Temuan ini memperlihatkan potensi besar miRNA tidak hanya sebagai penanda diagnosis, tetapi juga sebagai target terapi presisi.

Harapan Baru bagi Pasien CML

Pendekatan berbasis miRNA membuka jalan bagi pengobatan yang lebih personal dan efisien. Di masa depan, mungkin saja pasien tidak lagi hanya diuji dengan pemeriksaan darah dan kromosom, tetapi juga melalui “profil ekspresi miRNA” mereka. Dari situ, dokter bisa menentukan kombinasi terapi terbaik sesuai dengan respons genetik masing-masing pasien.

Teknologi ini juga berpotensi menurunkan biaya terapi jangka panjang, mengingat pengobatan berbasis gen bisa diarahkan secara spesifik tanpa merusak jaringan sehat.

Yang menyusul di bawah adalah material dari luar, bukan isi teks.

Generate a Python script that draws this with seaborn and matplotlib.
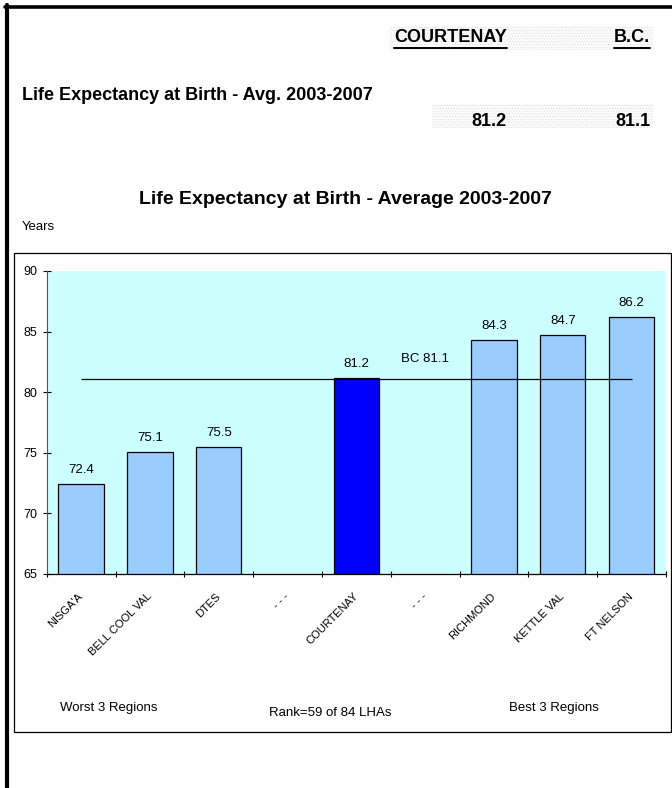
import numpy as np
import pandas as pd
import matplotlib
matplotlib.use("Agg")
import matplotlib.pyplot as plt
from matplotlib.patches import Rectangle
from matplotlib.lines import Line2D
import seaborn as sns

# ── Data ────────────────────────────────────────────────
regions = ["NISGA'A", "BELL COOL VAL", "DTES", "- - -", "COURTENAY",
           "- - -", "RICHMOND", "KETTLE VAL", "FT NELSON"]
life_exp = [72.4, 75.1, 75.5, np.nan, 81.2, np.nan, 84.3, 84.7, 86.2]
group = ["other", "other", "other", "other", "local",
         "other", "other", "other", "other"]
bc_value = 81.1
local_name = "COURTENAY"
local_value = 81.2
yticks = [65, 70, 75, 80, 85, 90]
footer = ["Worst 3 Regions", "Rank=59 of 84 LHAs", "Best 3 Regions"]

# ── Style ───────────────────────────────────────────────
sns.set_style("ticks")
plt.rcParams["font.family"] = ["Liberation Sans", "DejaVu Sans"]
plt.rcParams["text.color"] = "black"
plt.rcParams["xtick.color"] = "black"
plt.rcParams["ytick.color"] = "black"
plt.rcParams["hatch.linewidth"] = 0.3

W, H = 672, 788


def fx(px):
    return px / W


def fy(py):
    return 1 - py / H


fig = plt.figure(figsize=(W / 100, H / 100), dpi=100)

# page borders (left + top)
fig.add_artist(Line2D([fx(7), fx(7)], [fy(5), 0], color="black", lw=3,
                      transform=fig.transFigure))
fig.add_artist(Line2D([fx(5), 1], [fy(6.5), fy(6.5)], color="black", lw=2.6,
                      transform=fig.transFigure))

# dotted header cells
for (x0, y0, x1, y1) in [(390, 26, 653, 50), (432, 104, 653, 128)]:
    fig.add_artist(Rectangle((fx(x0), fy(y1)), (x1 - x0) / W, (y1 - y0) / H,
                             transform=fig.transFigure, facecolor="#fbfbfb",
                             edgecolor="#d6d6d6", lw=0, hatch="......",
                             zorder=0))

# header table
hdr = []
hdr.append(fig.text(fx(507), fy(38), local_name, ha="right", va="center",
                    fontsize=13, fontweight="bold"))
hdr.append(fig.text(fx(650), fy(38), "B.C.", ha="right", va="center",
                    fontsize=13, fontweight="bold"))
fig.text(fx(22), fy(95), "Life Expectancy at Birth - Avg. 2003-2007",
         ha="left", va="center", fontsize=13, fontweight="bold")
fig.text(fx(507), fy(121), f"{local_value}", ha="right", va="center",
         fontsize=13, fontweight="bold")
fig.text(fx(650), fy(121), f"{bc_value}", ha="right", va="center",
         fontsize=13, fontweight="bold")

# chart frame
fig.add_artist(Rectangle((fx(14), fy(732)), (671 - 14) / W, (732 - 253) / H,
                         transform=fig.transFigure, fill=False,
                         edgecolor="black", lw=0.9))
fig.text(fx(345), fy(199), "Life Expectancy at Birth - Average 2003-2007",
         ha="center", va="center", fontsize=14, fontweight="bold")
fig.text(fx(22), fy(227), "Years", ha="left", va="center", fontsize=9.5)

# ── Bar chart ───────────────────────────────────────────
df = pd.DataFrame({"slot": range(len(regions)), "value": life_exp,
                   "group": group})

ax = fig.add_axes([fx(46.7), fy(574), (666 - 46.7) / W, (574 - 271) / H])
ax.set_facecolor("#CCFFFF")
sns.barplot(data=df, x="slot", y="value", hue="group",
            order=list(range(len(regions))),
            palette={"other": "#99CCFF", "local": "#0000FF"},
            dodge=False, width=0.66, edgecolor="black", linewidth=0.9,
            saturation=1, legend=False, ax=ax)

ax.set_xlim(-0.5, len(regions) - 0.5)
ax.set_ylim(yticks[0], yticks[-1])
ax.set_yticks(yticks)
ax.set_xlabel("")
ax.set_ylabel("")

# BC reference line spanning first to last category
ax.hlines(bc_value, 0, len(regions) - 1, color="black", lw=0.9, zorder=3)
ax.text(5, bc_value + 1.65, f"BC {bc_value}", ha="center", va="center",
        fontsize=9.5)

for i, v in enumerate(life_exp):
    if not np.isnan(v):
        ax.annotate(f"{v}", (i, v), xytext=(0, 10),
                    textcoords="offset points", ha="center", va="center",
                    fontsize=9.5)

ax.set_xticks(range(len(regions)))
ax.set_xticklabels(regions, rotation=45, ha="right", va="center",
                   rotation_mode="anchor", fontsize=8)
ax.set_xticks(np.arange(-0.5, len(regions)), minor=True)
ax.tick_params(axis="x", which="major", bottom=True, length=0, pad=15)
ax.tick_params(axis="x", which="minor", bottom=True, direction="inout",
               length=4.5, width=0.8, color="black")
ax.tick_params(axis="y", left=True, direction="inout", length=6, width=0.8,
               color="black", labelsize=9, pad=4)

for s in ["top", "right"]:
    ax.spines[s].set_visible(False)
ax.spines["left"].set_color("#555555")
ax.spines["left"].set_linewidth(0.8)
ax.spines["bottom"].set_color("black")
ax.spines["bottom"].set_linewidth(0.9)

fig.text(fx(109), fy(708), footer[0], ha="center", va="center", fontsize=9.5)
fig.text(fx(330), fy(713), footer[1], ha="center", va="center", fontsize=9.5)
fig.text(fx(554), fy(708), footer[2], ha="center", va="center", fontsize=9.5)

# underline the header labels
fig.canvas.draw()
for t in hdr:
    bb = t.get_window_extent()
    fig.add_artist(Line2D([bb.x0 / W, bb.x1 / W], [fy(48), fy(48)],
                          color="black", lw=1.4, transform=fig.transFigure))

fig.savefig("out.png", dpi=100)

Langkah Menuju Medis Presisi

Dunia kedokteran tengah bergerak menuju era medis presisi (precision medicine), yakni pengobatan yang menyesuaikan dengan profil genetik tiap individu. Riset miRNA seperti ini adalah bagian penting dari langkah tersebut.

Memang, penerapannya masih memerlukan uji klinis lebih lanjut. Namun, arah penelitian jelas: mengubah terapi leukemia dari pendekatan umum menjadi terapi berbasis genetik yang cerdas dan terukur.

MikroRNA membuktikan bahwa dalam tubuh manusia, molekul sekecil apapun bisa memiliki kekuatan luar biasa. Dan siapa tahu, dari partikel mungil inilah, masa depan bebas leukemia akan bermula.

 

– dr. Ajib Zaim Alamsyah, S.Ked., M.H.